Transfer is difficult and not even required in many situations. Who regularly solves novel problems? Professional problem-solvers – engineers, plumbers, statisticians – are usually solving variations on well-known problems (thanks to Barry Garelick for shaping my thinking on this). The elevation of transfer tends to do what Didau cautions us against when pursuing taxonomies such as Bloom’s; it devalues ‘lower’ kinds of objectives and makes learning the basics of a subject seem prosaic and unworthy.
I’d never come up against this view before and found myself somewhat startled by it, so clearly the concept of ‘transfer’ needs a little more unpicking than I’d previously thought. Although I’m sure it’s not deliberate, I think Greg has misrepresented my view of transfer. In the book, I’m explicit that ‘far transfer’ between different domains – the idea that you could learn the skill of analysis in history and then apply it physics – is a bit of a fool’s errand. Instead, I’m talking about ‘near’, contextual transfer. Transfer from the classroom to the exam hall for instance. It can be staggering how often students struggle to transfer what they’ve learned from one seat in a classroom to another seat in the same room! Surely everyone needs to be able to transfer knowledge from the context in which they’ve learned to the context in which they’d need to apply it. The trouble is, when we learn a thing in one context we rely on environmental cues in order to recall it, when we change the context the absence of those can cues can cause us to be unable to retrieve what may have been secure in another location. Is this really setting the bar too high?

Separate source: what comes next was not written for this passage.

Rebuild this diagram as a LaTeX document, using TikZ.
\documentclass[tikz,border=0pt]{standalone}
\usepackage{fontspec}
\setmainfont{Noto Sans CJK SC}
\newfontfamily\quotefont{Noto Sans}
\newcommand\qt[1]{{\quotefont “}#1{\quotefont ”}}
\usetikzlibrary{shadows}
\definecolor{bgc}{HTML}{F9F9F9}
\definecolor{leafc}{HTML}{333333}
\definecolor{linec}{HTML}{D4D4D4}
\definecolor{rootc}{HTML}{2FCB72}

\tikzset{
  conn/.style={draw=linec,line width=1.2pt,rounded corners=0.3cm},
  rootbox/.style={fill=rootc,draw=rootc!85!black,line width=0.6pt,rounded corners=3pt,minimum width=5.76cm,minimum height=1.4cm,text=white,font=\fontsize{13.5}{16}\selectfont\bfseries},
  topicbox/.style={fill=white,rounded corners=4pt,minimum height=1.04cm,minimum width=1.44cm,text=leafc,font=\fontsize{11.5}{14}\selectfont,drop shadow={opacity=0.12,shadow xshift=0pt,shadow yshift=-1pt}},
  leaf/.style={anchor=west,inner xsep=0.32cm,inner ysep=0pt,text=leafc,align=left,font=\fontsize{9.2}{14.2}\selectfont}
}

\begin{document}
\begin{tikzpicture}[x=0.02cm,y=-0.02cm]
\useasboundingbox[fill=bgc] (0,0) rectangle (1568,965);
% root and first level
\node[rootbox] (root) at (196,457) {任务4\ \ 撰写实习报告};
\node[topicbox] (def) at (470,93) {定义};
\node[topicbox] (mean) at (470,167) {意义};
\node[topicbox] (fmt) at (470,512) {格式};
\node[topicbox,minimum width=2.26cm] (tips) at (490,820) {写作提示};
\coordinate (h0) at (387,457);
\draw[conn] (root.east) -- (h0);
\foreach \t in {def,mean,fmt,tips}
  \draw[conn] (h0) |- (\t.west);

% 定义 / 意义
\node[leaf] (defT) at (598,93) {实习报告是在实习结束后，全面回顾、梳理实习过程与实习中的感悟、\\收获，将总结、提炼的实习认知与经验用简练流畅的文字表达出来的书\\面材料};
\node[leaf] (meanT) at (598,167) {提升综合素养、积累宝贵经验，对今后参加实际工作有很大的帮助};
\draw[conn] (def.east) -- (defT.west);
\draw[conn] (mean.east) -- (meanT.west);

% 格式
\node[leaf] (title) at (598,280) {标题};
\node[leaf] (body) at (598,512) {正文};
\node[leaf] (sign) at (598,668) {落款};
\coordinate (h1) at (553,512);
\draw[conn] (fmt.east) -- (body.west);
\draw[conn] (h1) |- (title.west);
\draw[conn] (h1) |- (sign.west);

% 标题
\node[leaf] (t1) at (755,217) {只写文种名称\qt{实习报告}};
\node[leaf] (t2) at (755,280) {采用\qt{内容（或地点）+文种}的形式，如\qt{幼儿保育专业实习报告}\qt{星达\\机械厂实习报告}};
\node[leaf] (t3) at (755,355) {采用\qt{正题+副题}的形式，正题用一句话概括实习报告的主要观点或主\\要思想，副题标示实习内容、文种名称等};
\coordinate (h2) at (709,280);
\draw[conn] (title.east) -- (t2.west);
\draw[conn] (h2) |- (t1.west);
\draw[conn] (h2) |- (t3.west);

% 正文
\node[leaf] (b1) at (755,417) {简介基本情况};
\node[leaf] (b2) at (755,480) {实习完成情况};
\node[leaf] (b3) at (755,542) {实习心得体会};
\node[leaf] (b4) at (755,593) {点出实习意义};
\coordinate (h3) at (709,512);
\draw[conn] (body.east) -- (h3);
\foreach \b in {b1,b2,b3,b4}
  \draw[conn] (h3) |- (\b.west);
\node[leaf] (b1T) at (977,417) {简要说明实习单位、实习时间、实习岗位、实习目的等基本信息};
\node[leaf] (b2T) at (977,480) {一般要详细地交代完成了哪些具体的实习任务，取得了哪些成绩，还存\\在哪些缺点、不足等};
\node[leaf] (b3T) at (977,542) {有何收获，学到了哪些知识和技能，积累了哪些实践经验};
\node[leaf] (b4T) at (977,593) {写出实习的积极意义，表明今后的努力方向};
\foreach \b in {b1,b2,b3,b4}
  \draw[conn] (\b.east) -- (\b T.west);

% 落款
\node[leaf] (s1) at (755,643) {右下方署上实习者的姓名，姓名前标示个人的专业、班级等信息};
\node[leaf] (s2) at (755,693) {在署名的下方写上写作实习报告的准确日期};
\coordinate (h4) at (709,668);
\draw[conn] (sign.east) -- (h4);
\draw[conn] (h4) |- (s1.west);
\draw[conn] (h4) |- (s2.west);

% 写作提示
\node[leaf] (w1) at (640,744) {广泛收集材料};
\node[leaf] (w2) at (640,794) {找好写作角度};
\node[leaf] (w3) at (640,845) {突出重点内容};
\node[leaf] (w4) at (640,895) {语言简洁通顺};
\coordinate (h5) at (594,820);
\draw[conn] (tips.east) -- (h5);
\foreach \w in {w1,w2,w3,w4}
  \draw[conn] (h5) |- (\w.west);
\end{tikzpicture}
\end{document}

This is categorically not about he type of ‘novel’ problems Greg talks about in his review. I’m not claiming any need for generic problem solving which ‘transfers’ through some spooky, osmotic process, and I certainly don’t want my plumber to attempt transferring her plumbing skills to my electrical wiring. That said, I do want my plumber to transfer what she’s learned about plumbing toilets in different contexts to the context of my leaky toilet.
Greg points out that some people use the concept of transfer as an excuse for their criticism of transmission teaching. I’m not quite sure how these ‘educationalists’ manage this conjuring trick, but I have no truck with them. It might be true that lots of people misuse or misunderstand transfer, but it’s always worth considering Sturgeon’s Law: If 90% of everything is crap, let’s talk about the 10%. I use the term transfer because it is part of Robert Bjork definition of learning and, at least in part, my book is a treatment of his ideas, but far as I can see, any definition of learning which does not account for people being unable to reproduce a thing in a new context is dubious. It seems uncontroversial to suggest that knowledge ought to be both durable and flexible.

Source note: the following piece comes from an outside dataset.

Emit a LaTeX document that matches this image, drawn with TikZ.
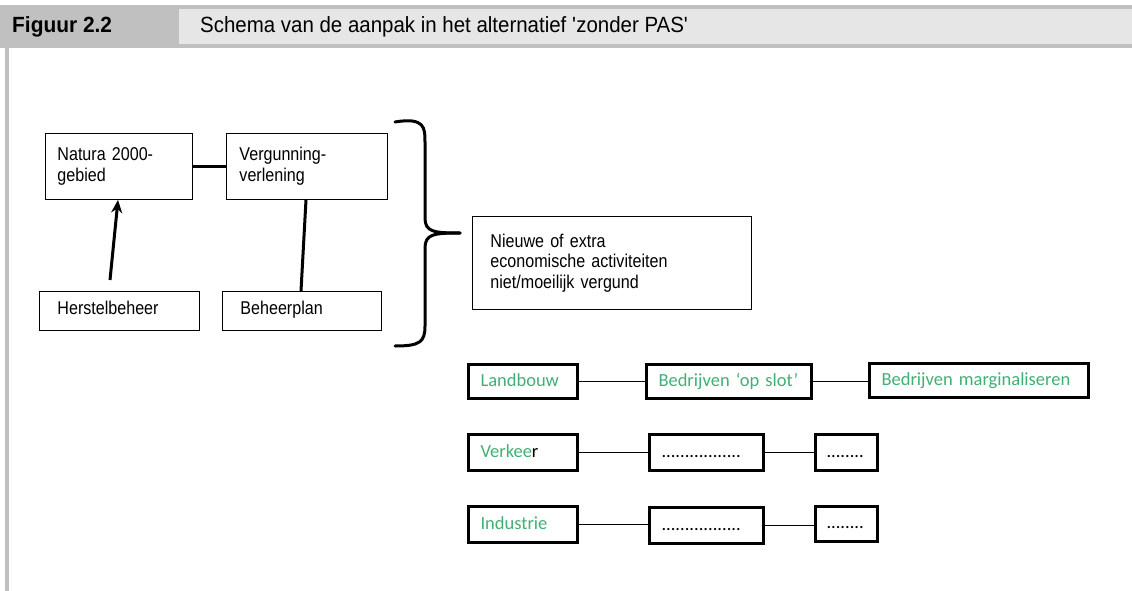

But let’s be really clear here and say that privileging transfer over retention is stupid. They are equally important functions of improving storage strength and as such both benefit from teaching in a way which focus on embedding learning in long-term memory. I’m pretty clear that teaching ought to contain elements of explicit instruction (explanations & modelling) as well as opportunities for scaffolded struggle and independent practice. Whilst there’s no benefit to introducing struggle at the point of encoding (transmission) there does appear to be compelling reasons to believe that certain ‘desirable difficulties‘ at the point of retrieval help to increase students’ ability to both retain and transfer the content we wish them to learn.
I hope that at least clarifies what I mean when I talk about transfer. Please feel free to politely disagree below.